Die anderen, d.h. auch uns, die Verwandten, die Söhne und Töchter, die Enkel von Widerstandskämpfern, oder die Söhne und Töchter und Enkel von Nazis, von Mitläufern, von heimlichen Gegnern und vorsichtigen Menschen. Sie haben uns gehen lassen, denn jede Generation ist neu. Vor jedem Einzelnen steht die Frage nach dem Guten, nach dem umfassenden Guten, nach dem fremden Guten, das meinen Rahmen sprengt, nach der überragenden Güte Gottes, die Einzug begehrt in diese Welt, vor allem in mein Herz.

Da stehen wir mit unserem täglichen Sicherheitsdenken, das Feindbilder nötig hat, die sich in unserem Gerede darstellen: ‚Man kann abends nicht mehr allein auf die Straße gehen’, heißt es.

Da treffen wir mit enormen Kosten Vorsorge für unsere bürgerliche Freiheit und Sicherheit, und gleichzeitig sterben täglich Tausende an Hunger. Auch wir Christen nehmen das in Kauf.
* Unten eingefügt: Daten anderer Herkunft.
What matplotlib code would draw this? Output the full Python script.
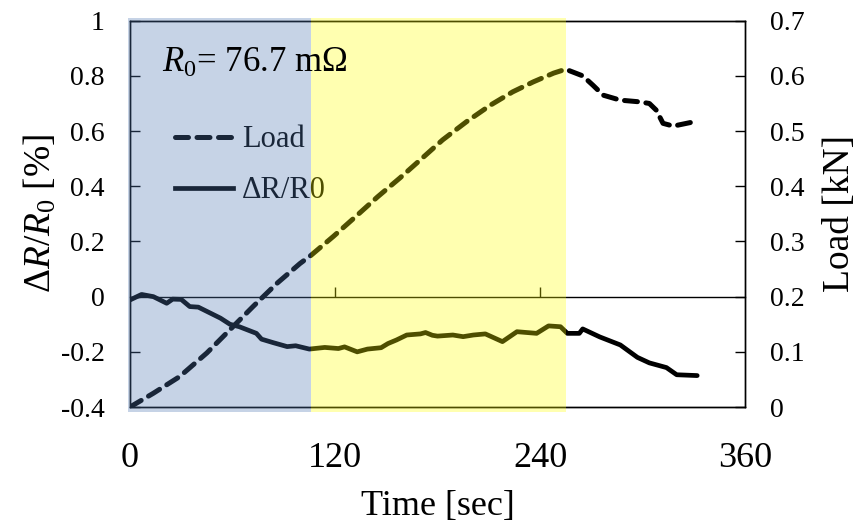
import matplotlib
matplotlib.use("Agg")
import matplotlib.pyplot as plt
from matplotlib.lines import Line2D

plt.rcParams['font.family'] = ['Liberation Serif', 'DejaVu Serif']
plt.rcParams['mathtext.fontset'] = 'custom'
plt.rcParams['mathtext.rm'] = 'Liberation Serif'
plt.rcParams['mathtext.it'] = 'Liberation Serif:italic'

# Load [kN] vs time [sec]
t_load = [0, 13.7, 29, 45, 58.5, 72, 86, 99.5, 106, 119, 131, 145, 158, 170, 183, 197, 211,
          224, 236, 248, 255, 265, 271, 277, 287, 298, 304, 308, 312, 318, 332]
load = [0.0, 0.025, 0.055, 0.098, 0.140, 0.182, 0.224, 0.260, 0.275, 0.309, 0.342, 0.381,
        0.415, 0.448, 0.484, 0.517, 0.547, 0.571, 0.589, 0.605, 0.612,
        0.600, 0.583, 0.565, 0.556, 0.553, 0.550, 0.538, 0.514, 0.509, 0.518]

# dR/R0 [%] vs time [sec]
t_dr = [0, 6.8, 13.7, 21.5, 25, 30, 35, 40, 53, 58.5, 64, 74, 77, 84, 92, 97, 105, 114, 122,
        125.6, 133, 139, 147, 151, 156, 162, 170, 173, 177, 180, 189, 195, 201, 208, 218,
        226.5, 238, 245, 252, 256, 263, 265, 275, 287, 297, 304, 314, 320, 332]
dr = [-0.012, 0.008, 0.0, -0.024, -0.009, -0.010, -0.036, -0.038, -0.078, -0.100, -0.109,
      -0.133, -0.154, -0.167, -0.181, -0.178, -0.190, -0.184, -0.188, -0.182, -0.200, -0.190,
      -0.185, -0.170, -0.157, -0.139, -0.135, -0.130, -0.140, -0.143, -0.139, -0.145, -0.139,
      -0.135, -0.163, -0.127, -0.133, -0.106, -0.109, -0.133, -0.133, -0.117, -0.146, -0.175,
      -0.220, -0.240, -0.257, -0.283, -0.286]

# shaded phases
phase_edges = [-1, 106, 255]
phase_colors = [(0.31, 0.47, 0.70), (1.0, 1.0, 0.0)]
phase_alpha = [0.32, 0.31]

fig = plt.figure(figsize=(8.63, 5.30), dpi=100)
ax = fig.add_axes([0.1506, 0.232, 0.7127, 0.729])
ax2 = ax.twinx()

dash = (0, (2.6, 1.7))
ax.plot(t_dr, dr, color='black', lw=3.4, solid_joinstyle='round', solid_capstyle='round')
ax2.plot(t_load, load, color='black', lw=3.6, linestyle=dash, dash_capstyle='round')

ax.set_xlim(0, 360)
ax.set_ylim(-0.4, 1.0)
ax2.set_ylim(0, 0.7)

ax.set_xticks([0, 120, 240, 360])
ax.set_yticks([-0.4, -0.2, 0, 0.2, 0.4, 0.6, 0.8, 1.0])
ax.set_yticklabels(['-0.4', '-0.2', '0', '0.2', '0.4', '0.6', '0.8', '1'])
ax2.set_yticks([0, 0.1, 0.2, 0.3, 0.4, 0.5, 0.6, 0.7])
ax2.set_yticklabels(['0', '0.1', '0.2', '0.3', '0.4', '0.5', '0.6', '0.7'])

ax.tick_params(axis='x', length=0, pad=25, labelsize=26)
ax.tick_params(axis='y', direction='in', length=7, width=1, pad=18, labelsize=20)
ax2.tick_params(axis='y', direction='in', length=7, width=1, pad=18, labelsize=20)

# zero line with upward ticks
sec = ax.secondary_xaxis(0.4 / 1.4)
sec.set_xticks([120, 240])
sec.tick_params(direction='in', length=7, width=1, labelbottom=False)
sec.spines['bottom'].set_linewidth(1)

for s in list(ax.spines.values()) + list(ax2.spines.values()):
    s.set_linewidth(1)

ax.set_xlabel('Time [sec]', fontsize=26, labelpad=11)
ax.set_ylabel(r'$\mathit{ΔR/R}_0$ [%]', fontsize=27, labelpad=2)
ax2.set_ylabel('Load [kN]', fontsize=27, labelpad=13)

handles = [Line2D([], [], color='black', lw=3.6, linestyle=dash, dash_capstyle='round'),
           Line2D([], [], color='black', lw=3.4)]
leg = ax2.legend(handles, ['Load', 'ΔR/R0'], loc='upper left', bbox_to_anchor=(0.028, 0.80),
                 frameon=False, fontsize=22, handlelength=1.9, handletextpad=0.3,
                 labelspacing=0.72)
leg.set_zorder(3)

for i in range(2):
    ax2.axvspan(phase_edges[i], phase_edges[i + 1], ymin=-0.012, ymax=1.006,
                color=phase_colors[i], alpha=phase_alpha[i], lw=0, zorder=4, clip_on=False)

ax2.text(0.052, 0.89, r'$\mathit{R}_0$= 76.7 mΩ', transform=ax2.transAxes,
         fontsize=25, va='center', ha='left', zorder=6)

fig.savefig('out.png', dpi=100)
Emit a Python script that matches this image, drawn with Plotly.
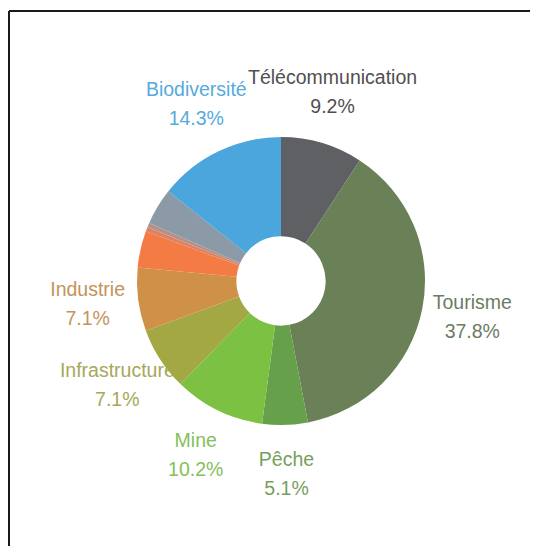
import math
import plotly.graph_objects as go

# ---- data ----
categories = ["Télécommunication", "Tourisme", "Pêche", "Mine", "Infrastructure",
              "Industrie", "Autre A", "Autre B", "Autre C", "Autre D", "Biodiversité"]
values = [9.2, 37.8, 5.1, 10.2, 7.1, 7.1, 4.1, 0.5, 0.5, 4.1, 14.3]
show_label = [True, True, True, True, True, True, False, False, False, False, True]
pct_labels = ["9.2%", "37.8%", "5.1%", "10.2%", "7.1%", "7.1%", "", "", "", "", "14.3%"]

# ---- styles ----
slice_colors = ["#5e6064", "#6a8157", "#66a04a", "#7dc143", "#a3a845", "#cf9148",
                "#f47b43", "#dd8260", "#b7908a", "#8b9aa6", "#4aa6dc"]
text_colors = ["#505050", "#6c7b63", "#76a05c", "#86c05a", "#a6a75b", "#c4935a",
               "", "", "", "", "#56aadc"]
label_dx = {"Télécommunication": -4}

# page body has an 8px margin, so the figure is offset by 8px
W, H = 530, 538
cx, cy, R = 273, 273, 144
R_LABEL = 195
HALF_GAP = 14.5

fig = go.Figure()

# label text (drawn beneath the pie, which sits on the pie layer)
tx, ty, tt, tc = [], [], [], []
total = sum(values)
acc = 0.0
for cat, v, show, pct, col in zip(categories, values, show_label, pct_labels, text_colors):
    mid = (acc + v / 2) / total * 2 * math.pi
    acc += v
    if not show:
        continue
    x = cx + R_LABEL * math.sin(mid) + label_dx.get(cat, 0)
    y = cy - R_LABEL * math.cos(mid)
    tx += [x, x]
    ty += [y - HALF_GAP, y + HALF_GAP]
    tt += [cat, pct]
    tc += [col, col]

fig.add_trace(go.Scatter(
    x=tx, y=ty, text=tt, mode="text", textposition="middle center",
    textfont=dict(family="Liberation Sans, Arial, sans-serif", size=19.5, color=tc),
    hoverinfo="skip", showlegend=False,
))

fig.add_trace(go.Pie(
    labels=categories, values=values, sort=False, direction="clockwise",
    rotation=0, hole=0.31, textinfo="none",
    marker=dict(colors=slice_colors, line=dict(width=0)),
    domain=dict(x=[(cx - R) / W, (cx + R) / W],
                y=[(H - cy - R) / H, (H - cy + R) / H]),
    showlegend=False,
))

fig.update_layout(
    width=W, height=H, margin=dict(l=0, r=0, t=0, b=0),
    paper_bgcolor="white", plot_bgcolor="rgba(0,0,0,0)",
    xaxis=dict(range=[0, W], visible=False, fixedrange=True),
    yaxis=dict(range=[H, 0], visible=False, fixedrange=True),
    shapes=[
        dict(type="line", xref="paper", yref="paper", x0=1 / W, x1=1, y0=1 - 3 / H, y1=1 - 3 / H,
             line=dict(color="#1a1a1a", width=2)),
        dict(type="line", xref="paper", yref="paper", x0=1 / W, x1=1 / W, y0=0, y1=1 - 3 / H,
             line=dict(color="#1a1a1a", width=2)),
    ],
)

fig.write_html("out.html", config={"displayModeBar": False})
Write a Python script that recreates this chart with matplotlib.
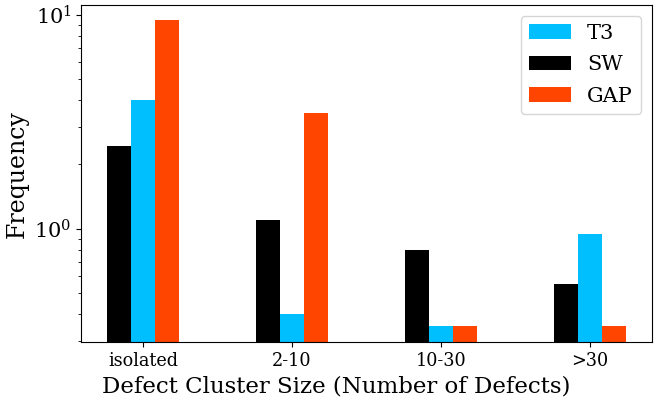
import matplotlib
matplotlib.use("Agg")
import matplotlib.pyplot as plt
import numpy as np

categories = ["isolated", "2-10", "10-30", ">30"]
sw = [2.44, 1.10, 0.80, 0.55]
t3 = [4.0, 0.40, 0.35, 0.95]
gap = [9.45, 3.48, 0.35, 0.35]

plt.rcParams["font.family"] = "DejaVu Serif"

fig = plt.figure(figsize=(6.65, 3.99), dpi=100)
ax = fig.add_axes([0.122, 0.143, 0.858, 0.844])

x = np.arange(len(categories))
w = 0.16
ax.bar(x - w, sw, w, color="black", label="SW")
ax.bar(x, t3, w, color="deepskyblue", label="T3")
ax.bar(x + w, gap, w, color="orangered", label="GAP")

ax.set_yscale("log")
ax.set_ylim(0.296, 11.1)
ax.set_xticks(x)
ax.set_xticklabels(categories, fontsize=12.7)
ax.tick_params(axis="y", labelsize=15)
ax.set_xlabel("Defect Cluster Size (Number of Defects)", fontsize=16.5)
ax.xaxis.label.set_x(0.447)
ax.set_ylabel("Frequency", fontsize=17)

handles, labels = ax.get_legend_handles_labels()
order = [1, 0, 2]
ax.legend([handles[i] for i in order], [labels[i] for i in order],
          loc="upper right", fontsize=15, labelspacing=0.6)

fig.savefig("out.png", dpi=100)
Da stehen wir mit unserer Güte: Sie hilft nur soweit, wie das hohe Niveau unseres Lebensstiles unangetastet bleibt.

Da reden wir von Menschenrechten und mögen doch die Lebenschancen nicht teilen.

Wir sind in dieser Lage beschenkt mit der Liebe Christi.

Heute hier in Plötzensee sind wir wieder beschenkt mit Zeugnissen der Rechtlichkeit, mit Zeugnissen der Menschlichkeit, mit Zeugnissen des Glaubens an Gott und an ein neues Leben, die aus der Liebe Christi erwuchsen. Mehr konnten uns die Zeugen aus der Hitlerzeit nicht geben.

Lassen wir uns herausfordern durch diese Zeugnisse oder gehen wir unbeeindruckt unseres Weges? Es ist jetzt unsere Zeit. Wenn man auch nicht in 43 Jahren auf unsere Tage und Entscheidungen blicken wird, dann wird sie der Tag Jesu Christi offenbar machen. Gott schenke uns deswegen sein Erbarmen!